VPOST3200 - Law: legal background
EU law provided a mandatory exemption from VAT for supplies of postal services made by the public postal services. Since the introduction of VAT in the UK in 1973, UK law has limited the exemption to supplies made by Royal Mail Holdings plc (formerly the ‘Post Office Company’), as the public postal services in the UK, designated with responsibility for the delivery of the ‘public interest’ postal service. All other postal operators have been required to charge VAT at the standard rate on their postal services - both before and after full liberalisation of the postal sector in the UK on 1 January 2006.

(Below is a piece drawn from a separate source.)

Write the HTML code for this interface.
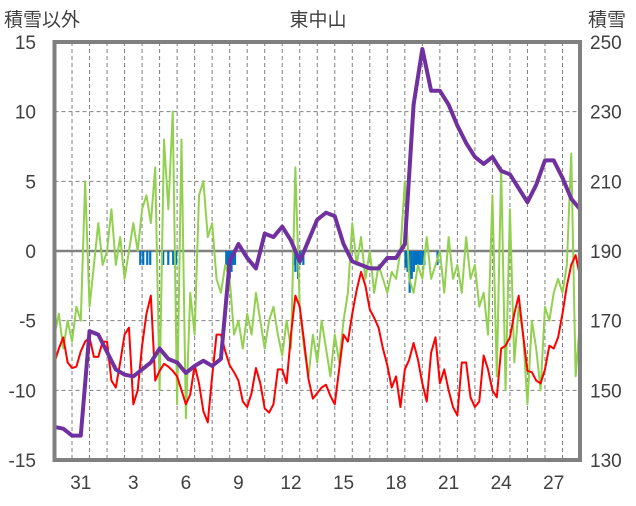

Following a legal challenge to the scope of the exemption in the UK, the European Court of Justice (ECJ) in the case of TNT Post UK Ltd (Case C-357/07) confirmed that Royal Mail, as the operator providing the public postal service, is the only postal body in the UK eligible to exempt postal services from VAT. However, it has also ruled that exemption only applies to the public postal services (that is, Royal Mail) acting as such and does not apply to supplies made by Royal Mail for which the terms have been individually negotiated (see VPOST4150).
As a result, some postal services supplied by Royal Mail - those which are individually negotiated or not subject to any price and regulatory control - and which had been treated as exempt became liable to VAT at the standard rate. These changes came into effect on 31 January 2011.
A further amendment to the legislation took effect on 1 October 2011, as a result of Article 28 of the Postal Services Act 2011 (Consequential Modifications and Amendments) Order 2011 (SI 2011/2085). This was to maintain the existing VAT treatment following the implementation of the Postal Services Act 2011 (see VPOST3500), which saw the licensing regime replaced by a general authorisation regime.